Monitoring active-active pacemaker clusters

ha3mak · June 9, 2019, 11:23am

Hi!

I have active-active pacemaker clusters with 2 or more resource groups containing floating IP addresses what I want to monitoring with Icinga2 agent. My clients accepts configs and commands also and the agents connect to my master(s).

I prepared service checks for certain services. I defined a “services” array in my host definitions and if it contains e.g. “apache” then all of my apache2 checks applied to the host. I’d like to use this method on my clusters.

In case of Icinga1 I used NRPE to monitor my cluster services on the floating IP and worked great. I’d like to do something similar with Icinga2 clients. What’s the official suggestion to monitor clusters like these?

I found 2 solutions but they are quite ugly…

#1: I assign my service checks to all cluster nodes. There will be a node with “OK” checks and there will be nodes with “CRITICAL”. Then I create a “virtual” host object and assign dummy checks to it and in the config with “if” statements I can set the status of the dummy checks based on the real check running on the nodes. I don’t like it because I always have a lot of misleading “CRITICAL” checks… If I could hide somehow the real checks and show only the “virtual” checks it would be a good solution.

#2: I found this solution: https://www.netways.de/blog/2018/06/08/wie-ueberwache-ich-eine-cluster-applikation-in-icinga-2/
It’s working also but I can’t use my already existing checks with it.

So, my question what’s the best practice to monitoring pacemaker clusters with Icinga2?

Thanks!

a1mw · June 13, 2019, 12:00pm

Hi,

I’m operating several corosync/pacemaker cluster and found the following best practice for me:

Service checks of clustered services only against the cluster virtual IP (user view).
Health checks (CPU, memory, disks, corosync/pacemaker states,…) against every cluster node (infrastructure view).
Availability checks are modeled by Business Process Plugin.
[https://icinga.com/docs/businessprocess/latest/doc/02-Getting-Started/https://icinga.com/docs/businessprocess/latest/doc/02-Getting-Started/](Business Process Docu)
https://www.unixe.de/business-processes-in-icinga-2/
You can monitor the calculated state of each business process by additional service checks like
any “normal” service check. These checks should primary trigger notifications, not the individual node checks.

Hope that helps.

Greetings,
Manfred

ha3mak · June 17, 2019, 9:09am

Hi,

thanks for the reply. I will do exactly that way my checks but…

e.g.: I have a cluster running a DB and a webserver instance. One is running on the “A” node other’s on the “B”. I want to check if there’s a process called ‘httpd’. How can I run a process check for this to get only one “OK” result? I tried that I check the process on every node then I create a dummy check with if statements(1 ok and 1 ciritcal is ok, 2 critical is critical)… It’s not the best solution because I always will have some “CRITICAL” results.

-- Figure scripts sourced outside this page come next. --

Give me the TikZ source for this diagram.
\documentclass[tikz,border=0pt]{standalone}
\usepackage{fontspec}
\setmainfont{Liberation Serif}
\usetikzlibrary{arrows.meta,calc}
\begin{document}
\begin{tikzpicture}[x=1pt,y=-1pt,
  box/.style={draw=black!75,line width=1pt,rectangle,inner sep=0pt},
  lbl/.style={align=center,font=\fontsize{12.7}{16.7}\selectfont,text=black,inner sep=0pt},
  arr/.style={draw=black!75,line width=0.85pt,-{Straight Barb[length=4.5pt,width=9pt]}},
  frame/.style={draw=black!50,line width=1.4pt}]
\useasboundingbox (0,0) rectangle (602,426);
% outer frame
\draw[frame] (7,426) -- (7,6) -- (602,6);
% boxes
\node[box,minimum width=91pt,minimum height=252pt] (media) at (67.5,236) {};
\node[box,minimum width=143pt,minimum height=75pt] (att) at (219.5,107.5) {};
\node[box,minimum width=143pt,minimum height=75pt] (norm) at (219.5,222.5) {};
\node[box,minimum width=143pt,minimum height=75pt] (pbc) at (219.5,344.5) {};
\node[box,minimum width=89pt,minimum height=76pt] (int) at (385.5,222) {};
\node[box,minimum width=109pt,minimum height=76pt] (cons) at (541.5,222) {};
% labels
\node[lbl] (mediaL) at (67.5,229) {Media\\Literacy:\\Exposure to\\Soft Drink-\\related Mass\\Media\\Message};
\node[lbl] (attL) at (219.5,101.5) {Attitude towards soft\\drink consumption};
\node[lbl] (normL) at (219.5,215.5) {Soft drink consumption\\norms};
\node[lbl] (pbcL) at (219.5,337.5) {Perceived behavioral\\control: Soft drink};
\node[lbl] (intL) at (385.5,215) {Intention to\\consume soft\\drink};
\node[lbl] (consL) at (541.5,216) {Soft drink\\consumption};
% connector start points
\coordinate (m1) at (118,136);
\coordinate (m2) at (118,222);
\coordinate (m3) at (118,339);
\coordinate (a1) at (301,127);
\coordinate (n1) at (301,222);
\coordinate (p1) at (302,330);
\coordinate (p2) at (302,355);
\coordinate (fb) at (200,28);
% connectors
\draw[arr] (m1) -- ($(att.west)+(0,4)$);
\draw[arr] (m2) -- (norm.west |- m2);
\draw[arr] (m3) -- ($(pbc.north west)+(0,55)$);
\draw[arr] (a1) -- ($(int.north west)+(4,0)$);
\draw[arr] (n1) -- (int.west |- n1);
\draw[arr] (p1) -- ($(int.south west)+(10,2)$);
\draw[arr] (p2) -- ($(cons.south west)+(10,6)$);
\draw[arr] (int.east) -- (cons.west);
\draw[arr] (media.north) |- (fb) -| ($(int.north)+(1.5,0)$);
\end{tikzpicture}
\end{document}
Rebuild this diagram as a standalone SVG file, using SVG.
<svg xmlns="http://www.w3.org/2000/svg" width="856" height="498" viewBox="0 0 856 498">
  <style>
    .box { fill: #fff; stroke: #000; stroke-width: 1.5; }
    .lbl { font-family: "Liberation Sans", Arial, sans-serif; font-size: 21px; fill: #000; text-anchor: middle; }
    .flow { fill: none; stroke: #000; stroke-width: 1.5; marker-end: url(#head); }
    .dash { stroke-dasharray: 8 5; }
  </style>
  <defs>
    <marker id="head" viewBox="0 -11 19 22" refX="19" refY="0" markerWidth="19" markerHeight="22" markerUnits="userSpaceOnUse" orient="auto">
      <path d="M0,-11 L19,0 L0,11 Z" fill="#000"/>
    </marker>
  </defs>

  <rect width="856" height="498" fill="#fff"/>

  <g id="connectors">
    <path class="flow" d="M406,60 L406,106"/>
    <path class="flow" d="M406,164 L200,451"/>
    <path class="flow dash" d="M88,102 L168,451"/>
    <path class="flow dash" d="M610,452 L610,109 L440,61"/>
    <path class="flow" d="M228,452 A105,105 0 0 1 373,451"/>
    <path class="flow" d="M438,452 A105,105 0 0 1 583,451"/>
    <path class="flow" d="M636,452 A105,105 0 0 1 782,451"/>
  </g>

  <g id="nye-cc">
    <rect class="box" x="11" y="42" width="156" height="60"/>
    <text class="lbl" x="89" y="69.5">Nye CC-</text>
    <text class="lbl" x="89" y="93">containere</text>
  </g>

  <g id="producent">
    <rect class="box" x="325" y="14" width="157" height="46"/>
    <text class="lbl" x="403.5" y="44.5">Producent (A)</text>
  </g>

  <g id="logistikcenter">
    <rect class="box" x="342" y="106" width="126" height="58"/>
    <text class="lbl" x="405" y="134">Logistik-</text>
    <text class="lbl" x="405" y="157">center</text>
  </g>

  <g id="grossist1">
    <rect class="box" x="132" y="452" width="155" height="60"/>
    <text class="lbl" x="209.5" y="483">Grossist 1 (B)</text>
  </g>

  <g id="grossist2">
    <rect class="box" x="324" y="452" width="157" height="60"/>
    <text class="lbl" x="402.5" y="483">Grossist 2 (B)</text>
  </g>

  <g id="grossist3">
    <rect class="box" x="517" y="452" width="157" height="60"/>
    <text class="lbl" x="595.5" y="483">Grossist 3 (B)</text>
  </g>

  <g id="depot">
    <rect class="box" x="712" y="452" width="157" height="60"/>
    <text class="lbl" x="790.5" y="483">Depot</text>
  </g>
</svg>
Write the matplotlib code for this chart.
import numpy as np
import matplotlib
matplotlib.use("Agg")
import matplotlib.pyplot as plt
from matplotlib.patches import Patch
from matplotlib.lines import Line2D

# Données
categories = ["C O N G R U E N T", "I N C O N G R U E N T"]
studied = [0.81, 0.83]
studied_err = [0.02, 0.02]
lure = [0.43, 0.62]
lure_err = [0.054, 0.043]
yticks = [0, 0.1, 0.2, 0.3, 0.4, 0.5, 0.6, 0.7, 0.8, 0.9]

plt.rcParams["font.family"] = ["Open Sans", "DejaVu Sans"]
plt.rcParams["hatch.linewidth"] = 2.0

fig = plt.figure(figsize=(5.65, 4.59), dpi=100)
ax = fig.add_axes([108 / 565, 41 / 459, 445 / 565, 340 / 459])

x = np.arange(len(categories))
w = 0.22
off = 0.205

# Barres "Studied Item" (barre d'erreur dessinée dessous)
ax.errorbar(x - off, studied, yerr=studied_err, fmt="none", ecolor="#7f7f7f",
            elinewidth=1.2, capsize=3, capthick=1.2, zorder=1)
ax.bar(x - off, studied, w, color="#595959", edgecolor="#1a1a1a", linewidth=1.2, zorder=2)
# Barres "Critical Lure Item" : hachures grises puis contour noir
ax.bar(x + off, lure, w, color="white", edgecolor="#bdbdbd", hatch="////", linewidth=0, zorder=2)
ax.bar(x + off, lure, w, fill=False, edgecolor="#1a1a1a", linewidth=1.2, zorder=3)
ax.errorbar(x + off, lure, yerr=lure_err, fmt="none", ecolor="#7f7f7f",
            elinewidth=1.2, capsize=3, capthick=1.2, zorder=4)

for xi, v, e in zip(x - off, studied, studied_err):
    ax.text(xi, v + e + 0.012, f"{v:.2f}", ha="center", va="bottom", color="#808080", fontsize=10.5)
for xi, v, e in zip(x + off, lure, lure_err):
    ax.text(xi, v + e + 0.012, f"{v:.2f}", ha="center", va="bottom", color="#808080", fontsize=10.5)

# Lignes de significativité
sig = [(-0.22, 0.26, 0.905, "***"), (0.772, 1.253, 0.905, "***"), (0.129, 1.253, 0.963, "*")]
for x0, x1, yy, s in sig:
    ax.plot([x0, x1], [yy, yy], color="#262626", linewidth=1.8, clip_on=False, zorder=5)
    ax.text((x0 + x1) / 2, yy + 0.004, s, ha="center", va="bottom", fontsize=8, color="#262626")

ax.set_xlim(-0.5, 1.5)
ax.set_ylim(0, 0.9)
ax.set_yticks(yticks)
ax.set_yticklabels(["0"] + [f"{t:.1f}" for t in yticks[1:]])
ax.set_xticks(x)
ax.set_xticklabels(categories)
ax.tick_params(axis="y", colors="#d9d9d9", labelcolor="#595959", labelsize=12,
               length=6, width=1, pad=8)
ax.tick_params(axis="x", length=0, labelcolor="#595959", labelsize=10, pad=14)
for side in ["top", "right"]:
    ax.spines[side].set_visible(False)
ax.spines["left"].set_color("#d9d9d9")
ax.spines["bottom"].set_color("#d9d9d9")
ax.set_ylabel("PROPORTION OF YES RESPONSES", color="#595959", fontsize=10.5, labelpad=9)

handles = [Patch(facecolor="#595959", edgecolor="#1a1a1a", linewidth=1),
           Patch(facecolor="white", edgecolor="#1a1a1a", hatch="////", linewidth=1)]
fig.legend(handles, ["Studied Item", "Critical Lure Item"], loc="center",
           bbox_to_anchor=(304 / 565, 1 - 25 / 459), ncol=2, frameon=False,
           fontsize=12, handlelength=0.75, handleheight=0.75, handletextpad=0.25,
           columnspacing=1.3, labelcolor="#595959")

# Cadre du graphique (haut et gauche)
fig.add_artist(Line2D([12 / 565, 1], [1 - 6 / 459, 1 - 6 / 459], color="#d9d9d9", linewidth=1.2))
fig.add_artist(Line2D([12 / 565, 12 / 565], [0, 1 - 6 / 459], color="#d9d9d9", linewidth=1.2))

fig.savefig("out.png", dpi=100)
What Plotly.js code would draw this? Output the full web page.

With NRPE I could do this job by connecting to the cluster IP and the check was running on the right node. I’m looking for a solution where Icinag2 sends the check command only for the right node.

Thanks!

a1mw · June 17, 2019, 10:02am

I’m not sure if there is a solution for this within Icinga. Cluster software has it’s own logic for starting/moving services around and Icinga is not aware of that - and this can happen very fast.

Do you really need to check for a http or mysql process? These services can be checked directly from Icinga with check_http or check_mysql - no need for local checks via agent or nrpe.
If the cluster is doing things that are not “normal” (i.e. specific service is not running on preferred node, service not starting up,…), you will see it in your cluster management (CRM-shell,…). There are several
check scripts for status of corosync and pacemaker (unfortunatly needs to be checked locally on cluster nodes).